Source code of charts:
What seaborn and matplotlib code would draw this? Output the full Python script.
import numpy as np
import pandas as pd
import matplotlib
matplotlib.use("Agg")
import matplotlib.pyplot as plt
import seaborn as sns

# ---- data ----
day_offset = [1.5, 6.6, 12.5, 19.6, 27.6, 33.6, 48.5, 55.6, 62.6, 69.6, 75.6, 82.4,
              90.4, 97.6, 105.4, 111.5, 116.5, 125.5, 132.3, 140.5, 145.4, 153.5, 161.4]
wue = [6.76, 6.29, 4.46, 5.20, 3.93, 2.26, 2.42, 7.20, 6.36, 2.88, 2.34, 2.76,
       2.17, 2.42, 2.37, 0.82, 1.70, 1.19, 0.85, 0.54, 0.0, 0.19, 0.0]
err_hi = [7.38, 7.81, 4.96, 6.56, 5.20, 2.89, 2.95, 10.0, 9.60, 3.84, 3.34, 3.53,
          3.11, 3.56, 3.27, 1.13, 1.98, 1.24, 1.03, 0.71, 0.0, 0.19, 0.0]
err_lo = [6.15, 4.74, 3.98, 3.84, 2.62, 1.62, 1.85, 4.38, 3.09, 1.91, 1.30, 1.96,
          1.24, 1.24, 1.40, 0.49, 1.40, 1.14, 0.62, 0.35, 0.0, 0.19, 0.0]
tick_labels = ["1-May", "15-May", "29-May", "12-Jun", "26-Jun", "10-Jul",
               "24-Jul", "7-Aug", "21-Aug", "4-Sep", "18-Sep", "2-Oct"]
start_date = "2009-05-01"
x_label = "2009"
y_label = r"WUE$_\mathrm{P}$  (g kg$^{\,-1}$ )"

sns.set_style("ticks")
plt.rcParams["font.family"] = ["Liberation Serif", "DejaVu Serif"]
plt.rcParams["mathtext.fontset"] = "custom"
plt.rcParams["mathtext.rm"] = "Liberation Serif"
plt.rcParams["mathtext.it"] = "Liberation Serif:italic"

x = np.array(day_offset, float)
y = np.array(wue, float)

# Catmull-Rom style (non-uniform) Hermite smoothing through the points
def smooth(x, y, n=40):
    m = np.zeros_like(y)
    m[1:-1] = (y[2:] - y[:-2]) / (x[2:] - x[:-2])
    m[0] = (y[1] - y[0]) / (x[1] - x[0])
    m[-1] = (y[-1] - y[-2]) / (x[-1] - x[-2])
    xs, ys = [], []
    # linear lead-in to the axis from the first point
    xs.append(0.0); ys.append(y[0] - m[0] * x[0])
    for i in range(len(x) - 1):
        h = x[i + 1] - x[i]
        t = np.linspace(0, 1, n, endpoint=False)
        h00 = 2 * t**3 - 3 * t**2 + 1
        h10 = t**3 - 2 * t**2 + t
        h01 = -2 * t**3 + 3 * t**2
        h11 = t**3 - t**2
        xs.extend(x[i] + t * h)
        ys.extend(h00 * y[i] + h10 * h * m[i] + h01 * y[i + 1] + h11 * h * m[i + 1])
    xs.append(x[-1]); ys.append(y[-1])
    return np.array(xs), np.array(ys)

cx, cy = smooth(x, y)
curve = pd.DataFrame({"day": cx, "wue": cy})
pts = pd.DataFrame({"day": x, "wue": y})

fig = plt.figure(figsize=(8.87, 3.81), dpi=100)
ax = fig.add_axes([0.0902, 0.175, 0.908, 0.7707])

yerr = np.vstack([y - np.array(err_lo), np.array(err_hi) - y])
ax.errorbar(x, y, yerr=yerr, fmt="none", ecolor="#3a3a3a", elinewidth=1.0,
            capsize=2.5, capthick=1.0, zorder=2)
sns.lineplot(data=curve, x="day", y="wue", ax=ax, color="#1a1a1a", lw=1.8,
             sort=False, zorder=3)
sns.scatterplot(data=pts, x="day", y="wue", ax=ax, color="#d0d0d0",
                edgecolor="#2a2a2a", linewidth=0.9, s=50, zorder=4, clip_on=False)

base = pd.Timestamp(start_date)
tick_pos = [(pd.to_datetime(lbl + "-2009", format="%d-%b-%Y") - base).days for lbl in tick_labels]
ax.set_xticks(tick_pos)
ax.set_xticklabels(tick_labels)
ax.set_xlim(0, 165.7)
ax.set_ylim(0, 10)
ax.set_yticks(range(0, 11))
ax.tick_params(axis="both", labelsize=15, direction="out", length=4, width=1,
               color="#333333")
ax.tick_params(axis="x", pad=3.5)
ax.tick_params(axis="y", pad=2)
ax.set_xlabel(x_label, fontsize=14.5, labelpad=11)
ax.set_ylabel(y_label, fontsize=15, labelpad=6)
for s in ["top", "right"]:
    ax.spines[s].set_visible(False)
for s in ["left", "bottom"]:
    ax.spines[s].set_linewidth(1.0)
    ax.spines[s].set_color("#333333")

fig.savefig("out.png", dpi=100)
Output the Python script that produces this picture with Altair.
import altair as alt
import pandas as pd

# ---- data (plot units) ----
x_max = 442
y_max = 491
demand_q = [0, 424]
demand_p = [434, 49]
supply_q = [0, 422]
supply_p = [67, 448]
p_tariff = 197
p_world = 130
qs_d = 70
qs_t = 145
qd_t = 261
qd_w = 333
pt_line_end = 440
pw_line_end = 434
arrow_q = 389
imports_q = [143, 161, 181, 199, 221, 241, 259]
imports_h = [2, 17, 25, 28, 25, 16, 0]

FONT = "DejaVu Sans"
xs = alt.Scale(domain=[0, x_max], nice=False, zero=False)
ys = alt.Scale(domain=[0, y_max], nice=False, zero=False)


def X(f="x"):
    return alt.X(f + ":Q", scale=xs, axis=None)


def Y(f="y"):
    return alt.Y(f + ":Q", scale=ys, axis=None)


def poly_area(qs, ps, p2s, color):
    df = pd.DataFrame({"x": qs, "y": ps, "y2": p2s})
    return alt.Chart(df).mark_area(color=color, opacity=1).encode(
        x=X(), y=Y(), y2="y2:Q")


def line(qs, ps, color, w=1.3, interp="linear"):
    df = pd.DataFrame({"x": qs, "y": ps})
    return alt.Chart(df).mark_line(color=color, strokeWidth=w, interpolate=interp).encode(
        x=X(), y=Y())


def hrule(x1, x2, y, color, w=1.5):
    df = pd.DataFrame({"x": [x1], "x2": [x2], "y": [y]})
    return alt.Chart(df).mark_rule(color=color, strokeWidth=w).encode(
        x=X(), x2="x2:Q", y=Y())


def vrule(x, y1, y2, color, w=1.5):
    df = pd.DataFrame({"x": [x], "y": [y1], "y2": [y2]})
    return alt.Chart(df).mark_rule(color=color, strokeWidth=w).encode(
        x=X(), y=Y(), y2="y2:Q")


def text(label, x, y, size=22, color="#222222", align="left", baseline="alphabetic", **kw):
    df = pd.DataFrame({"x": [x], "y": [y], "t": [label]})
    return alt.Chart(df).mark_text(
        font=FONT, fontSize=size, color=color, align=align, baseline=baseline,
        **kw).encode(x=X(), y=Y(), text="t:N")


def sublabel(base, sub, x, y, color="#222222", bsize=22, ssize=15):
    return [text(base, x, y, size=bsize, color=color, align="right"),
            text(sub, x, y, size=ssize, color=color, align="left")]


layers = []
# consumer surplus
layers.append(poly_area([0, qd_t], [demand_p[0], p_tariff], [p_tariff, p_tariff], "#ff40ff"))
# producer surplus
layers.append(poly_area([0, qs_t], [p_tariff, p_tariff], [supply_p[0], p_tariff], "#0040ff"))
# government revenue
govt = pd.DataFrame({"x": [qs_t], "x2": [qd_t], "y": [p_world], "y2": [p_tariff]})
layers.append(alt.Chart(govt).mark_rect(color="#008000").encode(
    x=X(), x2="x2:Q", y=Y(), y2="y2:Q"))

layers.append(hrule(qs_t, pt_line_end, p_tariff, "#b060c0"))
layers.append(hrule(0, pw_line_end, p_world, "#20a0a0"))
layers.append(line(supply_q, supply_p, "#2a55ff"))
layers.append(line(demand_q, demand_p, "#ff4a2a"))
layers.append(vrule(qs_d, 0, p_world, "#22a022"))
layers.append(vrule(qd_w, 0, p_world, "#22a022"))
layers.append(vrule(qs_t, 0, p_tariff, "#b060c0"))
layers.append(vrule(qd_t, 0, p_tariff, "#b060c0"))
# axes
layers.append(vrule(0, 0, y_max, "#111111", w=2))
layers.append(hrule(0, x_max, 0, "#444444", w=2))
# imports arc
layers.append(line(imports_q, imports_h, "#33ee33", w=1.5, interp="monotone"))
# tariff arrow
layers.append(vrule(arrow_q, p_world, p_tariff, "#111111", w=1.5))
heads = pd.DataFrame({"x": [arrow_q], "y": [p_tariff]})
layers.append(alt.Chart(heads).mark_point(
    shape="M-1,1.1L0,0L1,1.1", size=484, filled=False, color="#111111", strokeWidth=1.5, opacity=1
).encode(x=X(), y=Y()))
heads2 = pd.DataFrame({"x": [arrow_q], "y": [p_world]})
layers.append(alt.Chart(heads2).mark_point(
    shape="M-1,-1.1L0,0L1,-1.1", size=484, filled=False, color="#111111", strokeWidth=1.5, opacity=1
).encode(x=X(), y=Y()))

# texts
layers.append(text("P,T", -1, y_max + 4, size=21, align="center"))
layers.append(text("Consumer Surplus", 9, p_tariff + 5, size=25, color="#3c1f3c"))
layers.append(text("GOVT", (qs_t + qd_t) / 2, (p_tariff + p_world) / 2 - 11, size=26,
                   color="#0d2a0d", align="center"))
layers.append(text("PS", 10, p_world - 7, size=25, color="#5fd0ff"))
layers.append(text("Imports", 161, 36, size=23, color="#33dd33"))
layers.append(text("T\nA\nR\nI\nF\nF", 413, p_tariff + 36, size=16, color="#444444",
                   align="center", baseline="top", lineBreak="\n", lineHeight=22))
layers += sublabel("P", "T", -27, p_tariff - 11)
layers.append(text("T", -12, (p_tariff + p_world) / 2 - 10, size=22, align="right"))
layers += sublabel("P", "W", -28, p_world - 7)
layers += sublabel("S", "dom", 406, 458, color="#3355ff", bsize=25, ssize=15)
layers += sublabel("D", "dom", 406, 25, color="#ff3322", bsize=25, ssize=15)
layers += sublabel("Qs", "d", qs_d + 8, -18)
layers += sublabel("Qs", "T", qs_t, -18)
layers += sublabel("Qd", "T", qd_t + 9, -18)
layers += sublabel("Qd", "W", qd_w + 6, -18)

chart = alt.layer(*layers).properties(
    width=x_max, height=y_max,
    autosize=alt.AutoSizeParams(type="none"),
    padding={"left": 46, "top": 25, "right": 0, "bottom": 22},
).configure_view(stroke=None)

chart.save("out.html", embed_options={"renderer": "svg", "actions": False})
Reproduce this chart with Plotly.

- Directive
From the first line of the records above to the line that contains "import seaborn as sns", quote each line exactly.

- Answer below
What seaborn and matplotlib code would draw this? Output the full Python script.
import numpy as np
import pandas as pd
import matplotlib
matplotlib.use("Agg")
import matplotlib.pyplot as plt
import seaborn as sns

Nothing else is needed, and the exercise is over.